**WHAT IS BEING ASKED**
All lines in the records below from the line with "Clone this chart in Altair." through the line with "0], [1, 0], [8, 5]]" are to be given again exactly, both ends included; the pictures are to be left out.

**Code that draws figures**
----------------

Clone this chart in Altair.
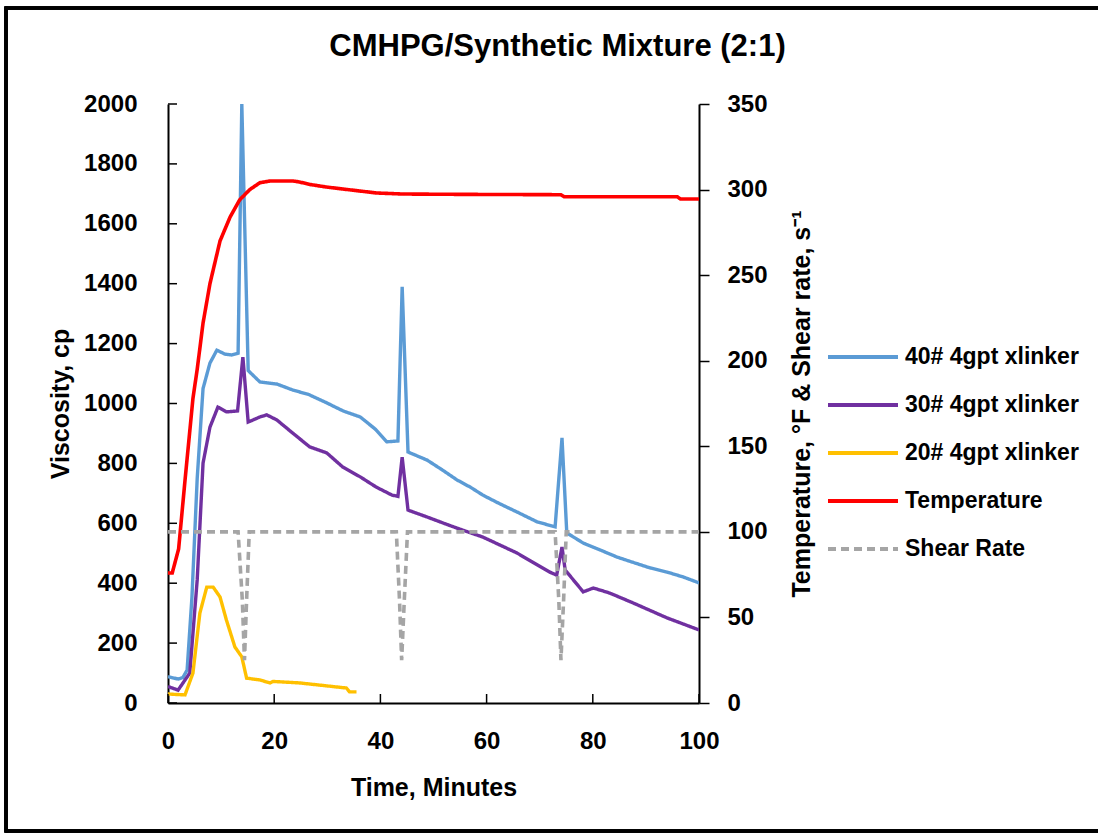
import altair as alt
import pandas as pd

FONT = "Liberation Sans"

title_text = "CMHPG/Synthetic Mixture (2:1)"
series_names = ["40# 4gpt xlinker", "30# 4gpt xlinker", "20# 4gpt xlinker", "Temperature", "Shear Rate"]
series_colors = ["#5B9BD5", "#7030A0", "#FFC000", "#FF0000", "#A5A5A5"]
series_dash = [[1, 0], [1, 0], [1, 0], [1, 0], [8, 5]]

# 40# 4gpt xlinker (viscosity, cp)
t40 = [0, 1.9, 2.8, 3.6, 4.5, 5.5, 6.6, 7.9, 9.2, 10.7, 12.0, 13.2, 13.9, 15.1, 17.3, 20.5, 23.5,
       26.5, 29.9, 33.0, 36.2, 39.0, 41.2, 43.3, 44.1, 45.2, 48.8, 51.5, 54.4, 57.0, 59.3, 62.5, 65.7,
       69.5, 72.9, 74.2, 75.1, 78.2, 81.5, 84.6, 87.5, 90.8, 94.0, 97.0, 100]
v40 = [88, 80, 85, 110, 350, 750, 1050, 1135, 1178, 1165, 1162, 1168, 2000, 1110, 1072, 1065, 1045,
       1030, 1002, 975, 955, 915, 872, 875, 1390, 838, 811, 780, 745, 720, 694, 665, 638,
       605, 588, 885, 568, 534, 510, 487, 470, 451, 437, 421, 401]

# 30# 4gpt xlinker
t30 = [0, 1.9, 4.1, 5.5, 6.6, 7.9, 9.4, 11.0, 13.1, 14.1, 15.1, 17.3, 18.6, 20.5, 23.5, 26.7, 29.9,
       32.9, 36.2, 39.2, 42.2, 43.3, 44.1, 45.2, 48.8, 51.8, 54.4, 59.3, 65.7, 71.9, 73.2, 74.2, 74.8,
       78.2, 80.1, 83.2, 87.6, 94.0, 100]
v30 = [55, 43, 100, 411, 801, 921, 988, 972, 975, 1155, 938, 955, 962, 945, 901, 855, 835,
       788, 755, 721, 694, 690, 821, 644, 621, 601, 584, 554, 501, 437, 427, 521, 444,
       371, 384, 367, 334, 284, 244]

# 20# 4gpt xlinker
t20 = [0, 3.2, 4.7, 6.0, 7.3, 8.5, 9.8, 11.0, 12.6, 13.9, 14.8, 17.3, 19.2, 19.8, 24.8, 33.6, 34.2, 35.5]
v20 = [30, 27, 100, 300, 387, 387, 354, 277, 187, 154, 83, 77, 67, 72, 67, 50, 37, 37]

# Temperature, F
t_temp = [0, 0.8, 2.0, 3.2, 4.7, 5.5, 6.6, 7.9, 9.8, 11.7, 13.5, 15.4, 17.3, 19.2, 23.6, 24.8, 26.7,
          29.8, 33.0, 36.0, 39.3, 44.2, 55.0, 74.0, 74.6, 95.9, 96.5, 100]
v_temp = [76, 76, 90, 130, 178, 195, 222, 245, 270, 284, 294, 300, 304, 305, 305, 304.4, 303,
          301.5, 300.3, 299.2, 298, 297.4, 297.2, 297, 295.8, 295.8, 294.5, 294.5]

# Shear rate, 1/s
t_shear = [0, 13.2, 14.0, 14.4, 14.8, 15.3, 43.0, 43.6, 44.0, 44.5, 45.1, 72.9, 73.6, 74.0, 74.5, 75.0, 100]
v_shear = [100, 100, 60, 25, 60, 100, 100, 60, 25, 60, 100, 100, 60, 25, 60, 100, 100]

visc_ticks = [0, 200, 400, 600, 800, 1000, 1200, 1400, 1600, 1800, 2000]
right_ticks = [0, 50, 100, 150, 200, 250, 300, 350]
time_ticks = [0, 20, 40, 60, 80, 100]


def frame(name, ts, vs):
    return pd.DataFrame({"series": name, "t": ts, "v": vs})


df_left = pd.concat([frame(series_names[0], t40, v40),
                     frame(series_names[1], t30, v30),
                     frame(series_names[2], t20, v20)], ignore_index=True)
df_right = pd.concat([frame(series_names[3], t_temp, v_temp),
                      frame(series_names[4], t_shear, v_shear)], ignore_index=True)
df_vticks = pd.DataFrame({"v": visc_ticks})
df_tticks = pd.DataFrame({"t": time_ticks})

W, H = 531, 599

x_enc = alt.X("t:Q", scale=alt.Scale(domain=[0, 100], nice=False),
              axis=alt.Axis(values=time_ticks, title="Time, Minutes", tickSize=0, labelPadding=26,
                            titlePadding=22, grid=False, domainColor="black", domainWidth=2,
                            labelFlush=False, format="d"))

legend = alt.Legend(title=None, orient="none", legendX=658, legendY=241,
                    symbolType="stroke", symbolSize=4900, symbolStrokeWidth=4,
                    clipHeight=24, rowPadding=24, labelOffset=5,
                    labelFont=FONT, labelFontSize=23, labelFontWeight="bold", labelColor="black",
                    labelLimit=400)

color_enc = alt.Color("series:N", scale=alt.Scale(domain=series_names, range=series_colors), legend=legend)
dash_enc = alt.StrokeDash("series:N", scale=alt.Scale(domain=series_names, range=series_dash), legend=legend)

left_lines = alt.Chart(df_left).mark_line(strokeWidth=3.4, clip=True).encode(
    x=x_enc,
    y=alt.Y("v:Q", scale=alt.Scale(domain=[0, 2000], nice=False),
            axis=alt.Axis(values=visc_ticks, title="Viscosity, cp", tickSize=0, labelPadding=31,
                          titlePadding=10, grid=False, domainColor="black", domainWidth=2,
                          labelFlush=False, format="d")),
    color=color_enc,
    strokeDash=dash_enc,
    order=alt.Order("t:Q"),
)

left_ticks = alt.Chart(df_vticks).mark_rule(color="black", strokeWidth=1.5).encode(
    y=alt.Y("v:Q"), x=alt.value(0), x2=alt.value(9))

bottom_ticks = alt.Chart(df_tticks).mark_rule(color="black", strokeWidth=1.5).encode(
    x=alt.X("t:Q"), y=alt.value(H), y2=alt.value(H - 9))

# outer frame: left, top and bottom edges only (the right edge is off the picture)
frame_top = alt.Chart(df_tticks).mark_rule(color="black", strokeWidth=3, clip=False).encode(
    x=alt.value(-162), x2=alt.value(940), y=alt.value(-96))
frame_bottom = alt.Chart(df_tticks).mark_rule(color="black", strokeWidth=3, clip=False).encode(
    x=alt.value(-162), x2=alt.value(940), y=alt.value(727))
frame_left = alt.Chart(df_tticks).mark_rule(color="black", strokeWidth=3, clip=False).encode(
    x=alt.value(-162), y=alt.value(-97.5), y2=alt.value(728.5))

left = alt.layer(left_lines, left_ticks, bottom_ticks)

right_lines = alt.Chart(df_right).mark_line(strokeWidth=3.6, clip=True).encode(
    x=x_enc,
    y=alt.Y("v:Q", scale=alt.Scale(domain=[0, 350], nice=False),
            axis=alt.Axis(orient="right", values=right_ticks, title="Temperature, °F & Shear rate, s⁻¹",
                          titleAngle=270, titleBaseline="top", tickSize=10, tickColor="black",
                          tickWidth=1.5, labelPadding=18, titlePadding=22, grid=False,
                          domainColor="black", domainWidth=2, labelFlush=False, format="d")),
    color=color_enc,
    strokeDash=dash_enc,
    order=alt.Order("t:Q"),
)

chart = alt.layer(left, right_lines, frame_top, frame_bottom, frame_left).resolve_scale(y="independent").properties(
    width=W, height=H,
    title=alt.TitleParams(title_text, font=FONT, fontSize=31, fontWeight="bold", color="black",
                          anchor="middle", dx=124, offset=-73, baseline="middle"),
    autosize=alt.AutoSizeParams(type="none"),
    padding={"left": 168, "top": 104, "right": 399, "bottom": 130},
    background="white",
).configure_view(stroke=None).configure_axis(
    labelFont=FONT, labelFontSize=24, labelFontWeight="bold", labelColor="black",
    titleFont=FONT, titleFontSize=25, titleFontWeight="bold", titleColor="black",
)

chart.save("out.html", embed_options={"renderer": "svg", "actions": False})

----------------

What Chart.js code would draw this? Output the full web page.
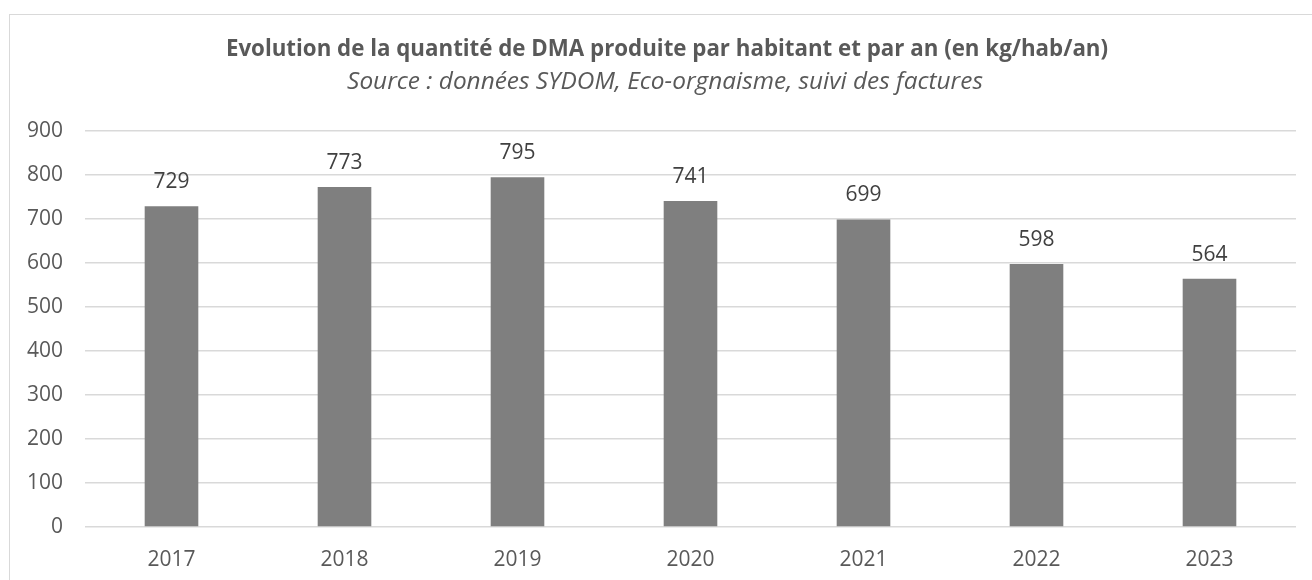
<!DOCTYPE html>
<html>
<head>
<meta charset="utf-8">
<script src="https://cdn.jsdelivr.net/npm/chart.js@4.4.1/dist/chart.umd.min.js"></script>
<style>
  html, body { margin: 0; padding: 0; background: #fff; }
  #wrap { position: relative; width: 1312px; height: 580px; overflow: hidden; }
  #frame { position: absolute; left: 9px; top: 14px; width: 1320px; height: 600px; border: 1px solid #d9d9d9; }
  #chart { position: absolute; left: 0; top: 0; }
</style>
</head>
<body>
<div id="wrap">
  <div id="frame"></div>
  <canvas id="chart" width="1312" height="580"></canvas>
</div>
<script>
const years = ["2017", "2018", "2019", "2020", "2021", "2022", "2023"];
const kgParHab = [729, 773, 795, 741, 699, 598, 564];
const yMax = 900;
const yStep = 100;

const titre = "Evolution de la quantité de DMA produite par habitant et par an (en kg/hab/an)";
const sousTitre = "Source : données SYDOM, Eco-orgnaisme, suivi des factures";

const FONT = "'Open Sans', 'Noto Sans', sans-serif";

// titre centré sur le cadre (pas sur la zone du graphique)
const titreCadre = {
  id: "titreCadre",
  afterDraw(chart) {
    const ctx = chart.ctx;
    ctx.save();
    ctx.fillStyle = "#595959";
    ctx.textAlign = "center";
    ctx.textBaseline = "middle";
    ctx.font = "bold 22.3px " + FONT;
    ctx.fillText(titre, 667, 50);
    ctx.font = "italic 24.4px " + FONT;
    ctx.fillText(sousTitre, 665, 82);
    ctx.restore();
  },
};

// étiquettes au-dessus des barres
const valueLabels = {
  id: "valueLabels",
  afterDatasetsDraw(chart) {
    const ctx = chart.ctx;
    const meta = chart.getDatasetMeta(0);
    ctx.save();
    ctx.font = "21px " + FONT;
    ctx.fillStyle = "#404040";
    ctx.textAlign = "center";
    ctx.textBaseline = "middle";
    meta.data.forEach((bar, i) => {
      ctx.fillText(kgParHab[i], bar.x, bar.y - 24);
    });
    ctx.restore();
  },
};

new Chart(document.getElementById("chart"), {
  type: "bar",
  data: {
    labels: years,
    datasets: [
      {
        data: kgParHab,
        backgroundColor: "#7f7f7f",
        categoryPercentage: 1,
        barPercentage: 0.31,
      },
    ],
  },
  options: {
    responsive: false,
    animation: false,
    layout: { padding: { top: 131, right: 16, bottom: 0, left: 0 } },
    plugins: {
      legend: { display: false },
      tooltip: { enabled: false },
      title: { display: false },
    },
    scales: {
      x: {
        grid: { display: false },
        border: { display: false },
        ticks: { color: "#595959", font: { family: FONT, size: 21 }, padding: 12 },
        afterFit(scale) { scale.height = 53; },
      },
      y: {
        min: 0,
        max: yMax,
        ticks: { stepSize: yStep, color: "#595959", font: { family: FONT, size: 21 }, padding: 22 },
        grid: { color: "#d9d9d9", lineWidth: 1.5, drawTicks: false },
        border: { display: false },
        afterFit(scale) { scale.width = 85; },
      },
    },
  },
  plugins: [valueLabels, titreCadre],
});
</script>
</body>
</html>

----------------

**PROBLEM SOLUTION**
Clone this chart in Altair.
import altair as alt
import pandas as pd

FONT = "Liberation Sans"

title_text = "CMHPG/Synthetic Mixture (2:1)"
series_names = ["40# 4gpt xlinker", "30# 4gpt xlinker", "20# 4gpt xlinker", "Temperature", "Shear Rate"]
series_colors = ["#5B9BD5", "#7030A0", "#FFC000", "#FF0000", "#A5A5A5"]
series_dash = [[1, 0], [1, 0], [1, 0], [1, 0], [8, 5]]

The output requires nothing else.